- _WHAT IS REQUIRED_
Copy the lines below as they are; omit the images they contain.

- _DATASET SECTION_
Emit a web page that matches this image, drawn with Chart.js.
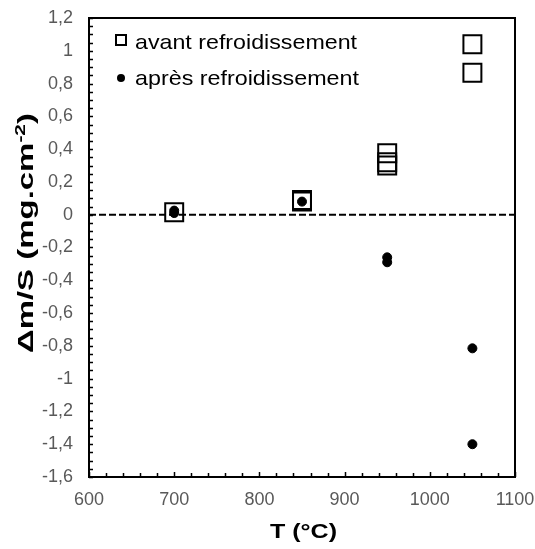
<!DOCTYPE html>
<html>
<head>
<meta charset="utf-8">
<script src="https://cdn.jsdelivr.net/npm/chart.js@4.4.1/dist/chart.umd.min.js"></script>
<style>
  html, body { margin: 0; padding: 0; background: #fff; }
  #wrap { width: 535px; height: 549px; position: relative; }
</style>
</head>
<body>
<div id="wrap"><canvas id="chart"></canvas></div>
<script>
// valeurs
var avantT = [700, 850, 850, 950, 950, 950, 1050, 1050];
var avantDm = [0.015, 0.08, 0.09, 0.375, 0.32, 0.30, 1.04, 0.866];
var apresT = [700, 700, 850, 950, 950, 1050, 1050];
var apresDm = [0.025, 0.01, 0.08, -0.26, -0.29, -0.815, -1.40];
var zeroT = [600, 1100];
var zeroDm = [0, 0];

var xTitle = 'T (°C)';
var yTitle = 'Δm/S (mg.cm';
var yTitleSup = '-2';
var legendLabels = ['avant refroidissement', 'après refroidissement'];

var FONT = '"Liberation Sans", Arial, sans-serif';

function pts(xs, ys) {
    return xs.map(function (x, i) { return { x: x, y: ys[i] }; });
}

// texte étiré à une largeur donnée (x = début)
function stretchText(ctx, txt, x, y, width) {
    var w = ctx.measureText(txt).width;
    ctx.save();
    ctx.translate(x, y);
    ctx.scale(width / w, 1);
    ctx.textAlign = 'left';
    ctx.fillText(txt, 0, 0);
    ctx.restore();
}

// cadre, graduations intérieures, titres et légende
var decor = {
    id: 'decor',
    afterDatasetsDraw: function (chart) {
        var ctx = chart.ctx;
        var a = chart.chartArea;
        var xs = chart.scales.x, ys = chart.scales.y;
        ctx.save();
        ctx.strokeStyle = '#000';
        ctx.lineWidth = 1.5;
        ctx.beginPath();
        for (var v = 600; v <= 1100; v += 20) {
            var px = Math.round(xs.getPixelForValue(v)) + 0.5;
            var len = (v % 100 === 0) ? 5 : 4;
            ctx.moveTo(px, a.bottom);
            ctx.lineTo(px, a.bottom - len);
        }
        for (var k = -32; k <= 24; k++) {
            var py = Math.round(ys.getPixelForValue(k * 0.05)) + 0.5;
            ctx.moveTo(a.left, py);
            ctx.lineTo(a.left + 4, py);
        }
        ctx.stroke();

        ctx.lineWidth = 2;
        ctx.strokeRect(a.left, a.top, a.right - a.left, a.bottom - a.top);

        // titres des axes
        ctx.fillStyle = '#000';
        ctx.textBaseline = 'alphabetic';
        ctx.font = 'bold 21px ' + FONT;
        stretchText(ctx, xTitle, 270, 538, 67);

        ctx.save();
        ctx.translate(33, 353);
        ctx.rotate(-Math.PI / 2);
        var total = 240;
        ctx.font = 'bold 22px ' + FONT;
        var w1 = ctx.measureText(yTitle).width;
        var w3 = ctx.measureText(')').width;
        ctx.font = 'bold 14px ' + FONT;
        var w2 = ctx.measureText(yTitleSup).width;
        var f = total / (w1 + w2 + w3);
        ctx.scale(f, 1);
        ctx.textAlign = 'left';
        ctx.font = 'bold 22px ' + FONT;
        ctx.fillText(yTitle, 0, 0);
        ctx.fillText(')', w1 + w2, 0);
        ctx.font = 'bold 14px ' + FONT;
        ctx.fillText(yTitleSup, w1, -8);
        ctx.restore();

        // légende
        ctx.lineWidth = 2;
        ctx.strokeRect(116, 35, 10, 10);
        ctx.beginPath();
        ctx.arc(121, 78, 4, 0, Math.PI * 2);
        ctx.fill();
        ctx.font = '21px ' + FONT;
        stretchText(ctx, legendLabels[0], 135, 49, 222);
        stretchText(ctx, legendLabels[1], 135, 85, 224);
        ctx.restore();
    }
};

new Chart(document.getElementById('chart'), {
    type: 'scatter',
    data: {
        datasets: [
            {
                label: 'zero',
                type: 'line',
                data: pts(zeroT, zeroDm),
                borderColor: '#000',
                borderWidth: 2,
                borderDash: [7, 3],
                pointRadius: 0,
                fill: false
            },
            {
                label: legendLabels[0],
                data: pts(avantT, avantDm),
                pointStyle: 'rect',
                pointRadius: 12.7,
                backgroundColor: 'rgba(0,0,0,0)',
                borderColor: '#000',
                borderWidth: 2
            },
            {
                label: legendLabels[1],
                data: pts(apresT, apresDm),
                pointStyle: 'circle',
                pointRadius: 4.5,
                backgroundColor: '#000',
                borderColor: '#000',
                borderWidth: 1
            }
        ]
    },
    options: {
        responsive: true,
        maintainAspectRatio: false,
        animation: false,
        layout: { padding: { top: 18, right: 20, left: 0, bottom: 0 } },
        plugins: {
            legend: { display: false },
            tooltip: { enabled: false }
        },
        scales: {
            x: {
                type: 'linear',
                min: 600,
                max: 1100,
                afterFit: function (s) {
                    s.height = 72;
                    s.paddingLeft = 0;
                    s.paddingRight = 0;
                },
                grid: { display: false, drawTicks: false },
                border: { display: false },
                ticks: {
                    stepSize: 100,
                    padding: 12,
                    color: '#595959',
                    font: { family: FONT, size: 18 },
                    callback: function (v) { return String(v); }
                }
            },
            y: {
                type: 'linear',
                min: -1.6,
                max: 1.2,
                afterFit: function (s) {
                    s.width = 89;
                    s.paddingTop = 0;
                    s.paddingBottom = 0;
                },
                grid: { display: false, drawTicks: false },
                border: { display: false },
                ticks: {
                    stepSize: 0.2,
                    padding: 16,
                    color: '#595959',
                    font: { family: FONT, size: 18 },
                    callback: function (v) {
                        return String(Math.round(v * 10) / 10).replace('.', ',');
                    }
                }
            }
        }
    },
    plugins: [decor]
});
</script>
</body>
</html>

- _EXERCISE ANSWER_
Emit a web page that matches this image, drawn with Chart.js.
<!DOCTYPE html>
<html>
<head>
<meta charset="utf-8">
<script src="https://cdn.jsdelivr.net/npm/chart.js@4.4.1/dist/chart.umd.min.js"></script>
<style>
  html, body { margin: 0; padding: 0; background: #fff; }
  #wrap { width: 535px; height: 549px; position: relative; }
</style>
</head>
<body>
<div id="wrap"><canvas id="chart"></canvas></div>
<script>
// valeurs
var avantT = [700, 850, 850, 950, 950, 950, 1050, 1050];
var avantDm = [0.015, 0.08, 0.09, 0.375, 0.32, 0.30, 1.04, 0.866];
var apresT = [700, 700, 850, 950, 950, 1050, 1050];
var apresDm = [0.025, 0.01, 0.08, -0.26, -0.29, -0.815, -1.40];
var zeroT = [600, 1100];
var zeroDm = [0, 0];

var xTitle = 'T (°C)';
var yTitle = 'Δm/S (mg.cm';
var yTitleSup = '-2';
var legendLabels = ['avant refroidissement', 'après refroidissement'];

var FONT = '"Liberation Sans", Arial, sans-serif';

function pts(xs, ys) {
    return xs.map(function (x, i) { return { x: x, y: ys[i] }; });
}

// texte étiré à une largeur donnée (x = début)
function stretchText(ctx, txt, x, y, width) {
    var w = ctx.measureText(txt).width;
    ctx.save();
    ctx.translate(x, y);
    ctx.scale(width / w, 1);
    ctx.textAlign = 'left';
    ctx.fillText(txt, 0, 0);
    ctx.restore();
}

// cadre, graduations intérieures, titres et légende
var decor = {
    id: 'decor',
    afterDatasetsDraw: function (chart) {
        var ctx = chart.ctx;
        var a = chart.chartArea;
        var xs = chart.scales.x, ys = chart.scales.y;
        ctx.save();
        ctx.strokeStyle = '#000';
        ctx.lineWidth = 1.5;
        ctx.beginPath();
        for (var v = 600; v <= 1100; v += 20) {
            var px = Math.round(xs.getPixelForValue(v)) + 0.5;
            var len = (v % 100 === 0) ? 5 : 4;
            ctx.moveTo(px, a.bottom);
            ctx.lineTo(px, a.bottom - len);
        }
        for (var k = -32; k <= 24; k++) {
            var py = Math.round(ys.getPixelForValue(k * 0.05)) + 0.5;
            ctx.moveTo(a.left, py);
            ctx.lineTo(a.left + 4, py);
        }
        ctx.stroke();

        ctx.lineWidth = 2;
        ctx.strokeRect(a.left, a.top, a.right - a.left, a.bottom - a.top);

        // titres des axes
        ctx.fillStyle = '#000';
        ctx.textBaseline = 'alphabetic';
        ctx.font = 'bold 21px ' + FONT;
        stretchText(ctx, xTitle, 270, 538, 67);

        ctx.save();
        ctx.translate(33, 353);
        ctx.rotate(-Math.PI / 2);
        var total = 240;
        ctx.font = 'bold 22px ' + FONT;
        var w1 = ctx.measureText(yTitle).width;
        var w3 = ctx.measureText(')').width;
        ctx.font = 'bold 14px ' + FONT;
        var w2 = ctx.measureText(yTitleSup).width;
        var f = total / (w1 + w2 + w3);
        ctx.scale(f, 1);
        ctx.textAlign = 'left';
        ctx.font = 'bold 22px ' + FONT;
        ctx.fillText(yTitle, 0, 0);
        ctx.fillText(')', w1 + w2, 0);
        ctx.font = 'bold 14px ' + FONT;
        ctx.fillText(yTitleSup, w1, -8);
        ctx.restore();

        // légende
        ctx.lineWidth = 2;
        ctx.strokeRect(116, 35, 10, 10);
        ctx.beginPath();
        ctx.arc(121, 78, 4, 0, Math.PI * 2);
        ctx.fill();
        ctx.font = '21px ' + FONT;
        stretchText(ctx, legendLabels[0], 135, 49, 222);
        stretchText(ctx, legendLabels[1], 135, 85, 224);
        ctx.restore();
    }
};

new Chart(document.getElementById('chart'), {
    type: 'scatter',
    data: {
        datasets: [
            {
                label: 'zero',
                type: 'line',
                data: pts(zeroT, zeroDm),
                borderColor: '#000',
                borderWidth: 2,
                borderDash: [7, 3],
                pointRadius: 0,
                fill: false
            },
            {
                label: legendLabels[0],
                data: pts(avantT, avantDm),
                pointStyle: 'rect',
                pointRadius: 12.7,
                backgroundColor: 'rgba(0,0,0,0)',
                borderColor: '#000',
                borderWidth: 2
            },
            {
                label: legendLabels[1],
                data: pts(apresT, apresDm),
                pointStyle: 'circle',
                pointRadius: 4.5,
                backgroundColor: '#000',
                borderColor: '#000',
                borderWidth: 1
            }
        ]
    },
    options: {
        responsive: true,
        maintainAspectRatio: false,
        animation: false,
        layout: { padding: { top: 18, right: 20, left: 0, bottom: 0 } },
        plugins: {
            legend: { display: false },
            tooltip: { enabled: false }
        },
        scales: {
            x: {
                type: 'linear',
                min: 600,
                max: 1100,
                afterFit: function (s) {
                    s.height = 72;
                    s.paddingLeft = 0;
                    s.paddingRight = 0;
                },
                grid: { display: false, drawTicks: false },
                border: { display: false },
                ticks: {
                    stepSize: 100,
                    padding: 12,
                    color: '#595959',
                    font: { family: FONT, size: 18 },
                    callback: function (v) { return String(v); }
                }
            },
            y: {
                type: 'linear',
                min: -1.6,
                max: 1.2,
                afterFit: function (s) {
                    s.width = 89;
                    s.paddingTop = 0;
                    s.paddingBottom = 0;
                },
                grid: { display: false, drawTicks: false },
                border: { display: false },
                ticks: {
                    stepSize: 0.2,
                    padding: 16,
                    color: '#595959',
                    font: { family: FONT, size: 18 },
                    callback: function (v) {
                        return String(Math.round(v * 10) / 10).replace('.', ',');
                    }
                }
            }
        }
    },
    plugins: [decor]
});
</script>
</body>
</html>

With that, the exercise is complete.